* **EXERCISE OBJECTIVE**
Without the pictures, print the lines running from the beginning of the material to the line containing "YAxis, CartesianGrid, LabelList", both ends included.
-------- ROWS
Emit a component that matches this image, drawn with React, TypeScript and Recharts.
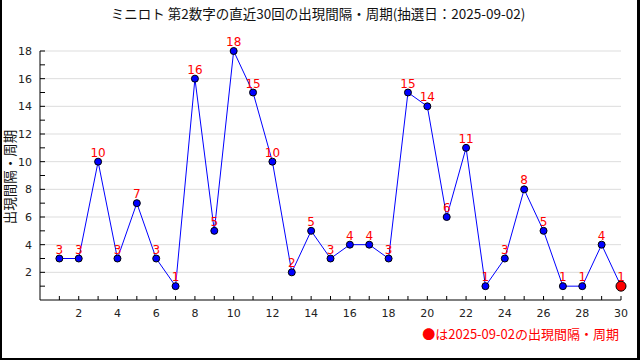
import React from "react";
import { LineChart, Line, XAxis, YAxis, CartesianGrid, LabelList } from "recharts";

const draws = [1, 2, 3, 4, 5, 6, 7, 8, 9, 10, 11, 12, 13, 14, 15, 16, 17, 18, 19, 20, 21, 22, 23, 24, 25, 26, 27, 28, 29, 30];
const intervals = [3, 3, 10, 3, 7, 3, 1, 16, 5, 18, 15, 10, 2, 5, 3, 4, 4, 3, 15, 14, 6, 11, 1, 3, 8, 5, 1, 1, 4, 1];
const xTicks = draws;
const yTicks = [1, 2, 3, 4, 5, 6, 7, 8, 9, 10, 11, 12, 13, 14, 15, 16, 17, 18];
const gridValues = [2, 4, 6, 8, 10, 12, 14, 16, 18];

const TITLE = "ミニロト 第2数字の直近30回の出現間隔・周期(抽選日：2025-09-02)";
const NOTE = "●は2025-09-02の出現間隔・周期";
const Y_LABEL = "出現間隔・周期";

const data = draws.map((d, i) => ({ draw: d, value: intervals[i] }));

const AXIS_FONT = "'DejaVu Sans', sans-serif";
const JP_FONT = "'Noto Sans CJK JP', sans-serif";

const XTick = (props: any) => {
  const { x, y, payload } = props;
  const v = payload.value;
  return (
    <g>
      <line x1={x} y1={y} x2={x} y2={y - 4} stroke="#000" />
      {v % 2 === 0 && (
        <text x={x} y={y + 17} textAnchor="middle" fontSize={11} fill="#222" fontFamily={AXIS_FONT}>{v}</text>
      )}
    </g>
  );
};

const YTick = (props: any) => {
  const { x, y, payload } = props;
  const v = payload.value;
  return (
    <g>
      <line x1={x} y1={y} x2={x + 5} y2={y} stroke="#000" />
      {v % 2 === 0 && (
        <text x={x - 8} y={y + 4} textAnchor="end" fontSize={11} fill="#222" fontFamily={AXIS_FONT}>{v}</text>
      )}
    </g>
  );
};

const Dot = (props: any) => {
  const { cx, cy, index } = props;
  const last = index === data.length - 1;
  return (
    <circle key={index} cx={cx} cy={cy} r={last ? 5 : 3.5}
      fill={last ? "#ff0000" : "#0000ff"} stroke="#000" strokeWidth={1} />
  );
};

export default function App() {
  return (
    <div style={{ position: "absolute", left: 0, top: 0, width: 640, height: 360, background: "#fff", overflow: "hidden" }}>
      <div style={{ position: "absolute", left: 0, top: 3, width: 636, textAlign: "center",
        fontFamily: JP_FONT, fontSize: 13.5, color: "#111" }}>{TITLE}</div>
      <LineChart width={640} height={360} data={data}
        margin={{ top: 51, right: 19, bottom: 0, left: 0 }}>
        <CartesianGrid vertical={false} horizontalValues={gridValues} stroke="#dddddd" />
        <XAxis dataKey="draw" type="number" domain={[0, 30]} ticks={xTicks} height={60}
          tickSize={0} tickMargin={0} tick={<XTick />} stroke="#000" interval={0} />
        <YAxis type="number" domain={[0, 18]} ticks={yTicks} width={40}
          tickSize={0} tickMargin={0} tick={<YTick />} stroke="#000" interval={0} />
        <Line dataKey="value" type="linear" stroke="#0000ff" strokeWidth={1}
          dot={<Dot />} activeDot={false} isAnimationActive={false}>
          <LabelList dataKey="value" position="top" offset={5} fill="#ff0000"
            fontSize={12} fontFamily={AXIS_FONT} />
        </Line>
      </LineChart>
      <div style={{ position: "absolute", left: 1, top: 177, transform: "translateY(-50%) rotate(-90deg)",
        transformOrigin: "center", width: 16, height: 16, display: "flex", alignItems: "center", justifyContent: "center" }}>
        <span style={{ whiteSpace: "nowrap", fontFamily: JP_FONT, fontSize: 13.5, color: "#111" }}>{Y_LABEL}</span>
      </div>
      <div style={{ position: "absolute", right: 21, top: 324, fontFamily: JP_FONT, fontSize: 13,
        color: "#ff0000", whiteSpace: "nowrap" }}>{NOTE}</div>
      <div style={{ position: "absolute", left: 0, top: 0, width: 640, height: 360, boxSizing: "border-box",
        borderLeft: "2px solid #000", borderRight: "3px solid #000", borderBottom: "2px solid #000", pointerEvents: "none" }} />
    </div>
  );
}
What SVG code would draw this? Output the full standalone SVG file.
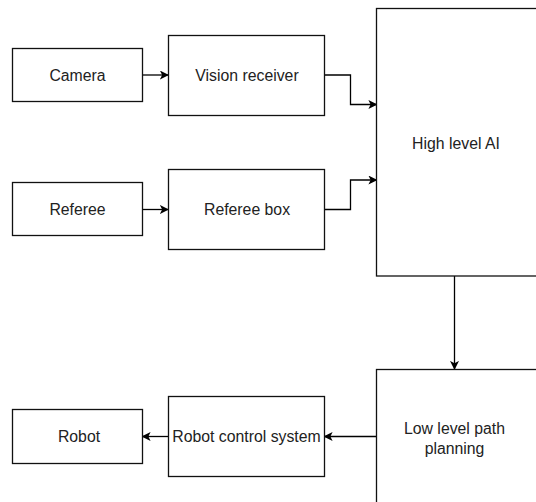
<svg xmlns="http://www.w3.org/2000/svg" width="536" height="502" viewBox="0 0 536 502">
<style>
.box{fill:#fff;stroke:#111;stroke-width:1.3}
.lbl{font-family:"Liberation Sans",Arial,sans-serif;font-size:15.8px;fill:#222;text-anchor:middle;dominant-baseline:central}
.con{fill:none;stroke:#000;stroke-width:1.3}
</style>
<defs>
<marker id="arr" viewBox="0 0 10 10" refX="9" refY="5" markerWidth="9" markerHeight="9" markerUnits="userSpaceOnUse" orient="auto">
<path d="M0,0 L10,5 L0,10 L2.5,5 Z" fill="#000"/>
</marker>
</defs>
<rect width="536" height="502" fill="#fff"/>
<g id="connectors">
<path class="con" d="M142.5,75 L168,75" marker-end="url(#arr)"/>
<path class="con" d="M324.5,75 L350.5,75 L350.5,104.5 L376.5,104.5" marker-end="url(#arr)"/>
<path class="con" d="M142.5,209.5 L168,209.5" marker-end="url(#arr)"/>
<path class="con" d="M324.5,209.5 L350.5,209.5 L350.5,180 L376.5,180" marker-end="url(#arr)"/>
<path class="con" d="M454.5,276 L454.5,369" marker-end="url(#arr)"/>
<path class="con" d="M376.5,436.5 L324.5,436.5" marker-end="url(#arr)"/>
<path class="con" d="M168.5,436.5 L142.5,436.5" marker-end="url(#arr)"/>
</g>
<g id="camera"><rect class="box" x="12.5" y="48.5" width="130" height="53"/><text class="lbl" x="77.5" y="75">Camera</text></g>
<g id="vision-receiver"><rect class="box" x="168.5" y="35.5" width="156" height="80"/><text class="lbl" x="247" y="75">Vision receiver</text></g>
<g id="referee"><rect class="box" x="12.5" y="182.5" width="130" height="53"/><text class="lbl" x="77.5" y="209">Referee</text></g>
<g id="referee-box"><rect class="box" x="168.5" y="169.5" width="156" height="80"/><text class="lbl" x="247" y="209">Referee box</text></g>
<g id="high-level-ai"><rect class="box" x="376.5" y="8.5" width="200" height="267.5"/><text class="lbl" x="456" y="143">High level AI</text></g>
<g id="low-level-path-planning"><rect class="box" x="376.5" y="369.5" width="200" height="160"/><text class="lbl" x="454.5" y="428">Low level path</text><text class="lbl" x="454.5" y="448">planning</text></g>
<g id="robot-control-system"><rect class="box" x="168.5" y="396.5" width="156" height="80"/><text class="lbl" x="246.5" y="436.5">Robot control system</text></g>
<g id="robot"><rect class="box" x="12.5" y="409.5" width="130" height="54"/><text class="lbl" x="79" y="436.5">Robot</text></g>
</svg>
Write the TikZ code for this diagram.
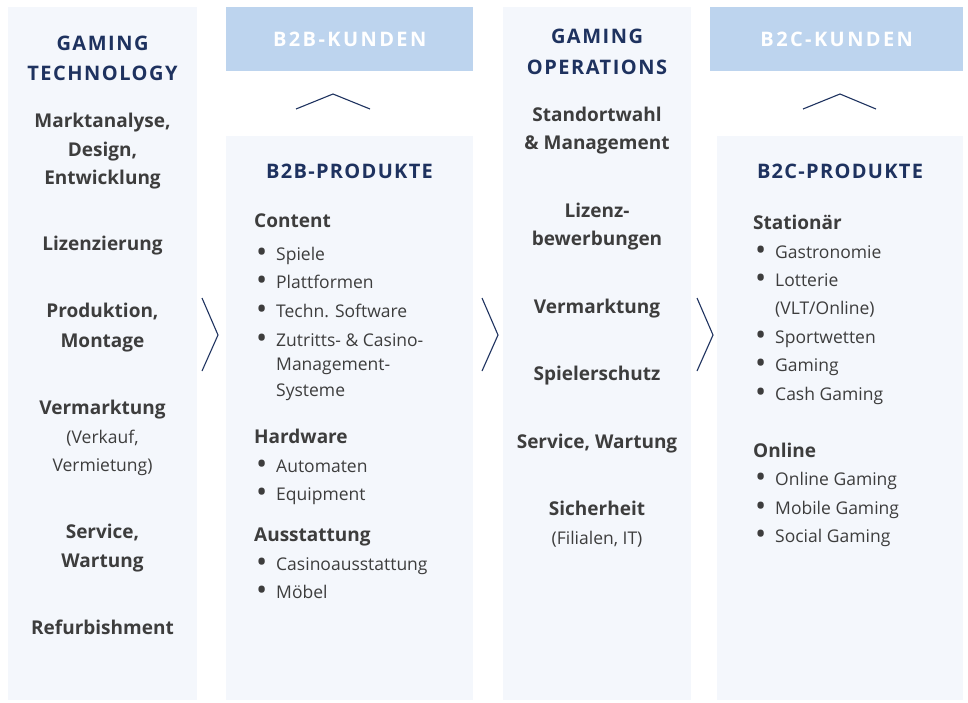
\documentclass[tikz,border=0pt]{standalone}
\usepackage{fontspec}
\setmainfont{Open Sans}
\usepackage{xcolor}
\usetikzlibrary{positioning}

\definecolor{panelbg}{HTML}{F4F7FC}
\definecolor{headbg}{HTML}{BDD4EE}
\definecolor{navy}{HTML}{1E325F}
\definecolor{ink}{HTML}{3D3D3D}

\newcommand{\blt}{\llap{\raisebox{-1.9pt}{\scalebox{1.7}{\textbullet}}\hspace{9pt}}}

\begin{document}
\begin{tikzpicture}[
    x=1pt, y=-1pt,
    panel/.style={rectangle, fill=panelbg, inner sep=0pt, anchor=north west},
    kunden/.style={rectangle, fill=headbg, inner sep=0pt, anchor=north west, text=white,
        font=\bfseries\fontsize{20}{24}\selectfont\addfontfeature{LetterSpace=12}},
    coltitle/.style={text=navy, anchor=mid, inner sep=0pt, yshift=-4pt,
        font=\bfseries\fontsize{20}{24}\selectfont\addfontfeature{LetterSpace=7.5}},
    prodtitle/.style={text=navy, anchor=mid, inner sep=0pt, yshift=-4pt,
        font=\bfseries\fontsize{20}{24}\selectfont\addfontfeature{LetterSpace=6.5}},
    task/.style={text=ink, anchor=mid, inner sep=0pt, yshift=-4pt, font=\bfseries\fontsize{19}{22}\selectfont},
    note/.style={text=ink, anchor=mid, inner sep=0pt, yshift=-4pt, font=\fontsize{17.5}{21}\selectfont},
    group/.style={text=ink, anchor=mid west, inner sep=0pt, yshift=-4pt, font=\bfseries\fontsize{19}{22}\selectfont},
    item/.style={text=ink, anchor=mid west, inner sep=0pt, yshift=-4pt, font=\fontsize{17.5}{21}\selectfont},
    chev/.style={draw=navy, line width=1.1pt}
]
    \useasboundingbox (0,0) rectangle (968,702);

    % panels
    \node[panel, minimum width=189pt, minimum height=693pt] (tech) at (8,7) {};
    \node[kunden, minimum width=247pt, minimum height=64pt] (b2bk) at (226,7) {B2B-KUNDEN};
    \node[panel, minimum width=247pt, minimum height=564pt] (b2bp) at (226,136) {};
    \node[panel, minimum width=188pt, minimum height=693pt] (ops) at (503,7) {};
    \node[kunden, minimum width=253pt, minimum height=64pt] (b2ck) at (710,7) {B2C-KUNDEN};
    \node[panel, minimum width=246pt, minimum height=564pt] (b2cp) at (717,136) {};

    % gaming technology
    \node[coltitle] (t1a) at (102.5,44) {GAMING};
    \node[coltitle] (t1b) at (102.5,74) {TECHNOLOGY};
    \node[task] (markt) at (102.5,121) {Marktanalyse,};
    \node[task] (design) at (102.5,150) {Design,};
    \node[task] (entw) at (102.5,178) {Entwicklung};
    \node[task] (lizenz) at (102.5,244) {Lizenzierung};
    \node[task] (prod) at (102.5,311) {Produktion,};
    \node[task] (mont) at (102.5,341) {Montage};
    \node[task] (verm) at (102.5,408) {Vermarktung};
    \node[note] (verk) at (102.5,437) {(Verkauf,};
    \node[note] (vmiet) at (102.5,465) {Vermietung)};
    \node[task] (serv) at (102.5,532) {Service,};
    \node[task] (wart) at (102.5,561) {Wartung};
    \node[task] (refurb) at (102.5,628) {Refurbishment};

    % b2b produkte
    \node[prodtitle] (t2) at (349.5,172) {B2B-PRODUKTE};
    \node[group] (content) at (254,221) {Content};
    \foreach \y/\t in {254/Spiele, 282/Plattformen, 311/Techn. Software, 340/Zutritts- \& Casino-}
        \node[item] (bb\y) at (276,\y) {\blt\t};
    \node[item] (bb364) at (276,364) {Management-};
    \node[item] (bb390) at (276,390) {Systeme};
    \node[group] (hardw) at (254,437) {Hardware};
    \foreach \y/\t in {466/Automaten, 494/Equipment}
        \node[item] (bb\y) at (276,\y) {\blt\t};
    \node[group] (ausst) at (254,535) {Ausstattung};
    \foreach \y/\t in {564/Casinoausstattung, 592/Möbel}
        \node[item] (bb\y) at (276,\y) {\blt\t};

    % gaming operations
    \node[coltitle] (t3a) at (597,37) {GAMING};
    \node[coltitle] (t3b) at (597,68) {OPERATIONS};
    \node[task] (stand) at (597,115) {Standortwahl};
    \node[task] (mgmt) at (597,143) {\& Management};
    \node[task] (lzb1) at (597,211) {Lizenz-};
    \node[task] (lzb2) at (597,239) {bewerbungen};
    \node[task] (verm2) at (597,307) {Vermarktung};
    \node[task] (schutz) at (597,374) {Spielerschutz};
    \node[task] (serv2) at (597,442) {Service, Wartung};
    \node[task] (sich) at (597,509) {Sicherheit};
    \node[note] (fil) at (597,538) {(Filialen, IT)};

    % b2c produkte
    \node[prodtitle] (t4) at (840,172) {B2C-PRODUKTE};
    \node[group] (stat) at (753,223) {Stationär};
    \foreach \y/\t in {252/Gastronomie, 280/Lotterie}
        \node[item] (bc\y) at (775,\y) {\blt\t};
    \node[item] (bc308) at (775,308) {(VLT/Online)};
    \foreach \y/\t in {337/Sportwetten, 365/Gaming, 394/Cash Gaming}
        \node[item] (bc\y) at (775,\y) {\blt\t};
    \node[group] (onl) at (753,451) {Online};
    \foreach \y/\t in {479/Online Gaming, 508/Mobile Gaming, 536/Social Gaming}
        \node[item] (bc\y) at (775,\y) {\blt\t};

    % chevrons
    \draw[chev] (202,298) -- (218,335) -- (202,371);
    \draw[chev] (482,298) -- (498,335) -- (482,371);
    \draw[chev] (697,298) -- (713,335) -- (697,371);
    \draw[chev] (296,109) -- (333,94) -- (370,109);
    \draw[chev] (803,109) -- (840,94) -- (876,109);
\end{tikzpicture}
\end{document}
----------------
* **RESPONSE FOR THIS EXERCISE**
Emit a component that matches this image, drawn with React, TypeScript and Recharts.
import React from "react";
import { LineChart, Line, XAxis, YAxis, CartesianGrid, LabelList } from "recharts";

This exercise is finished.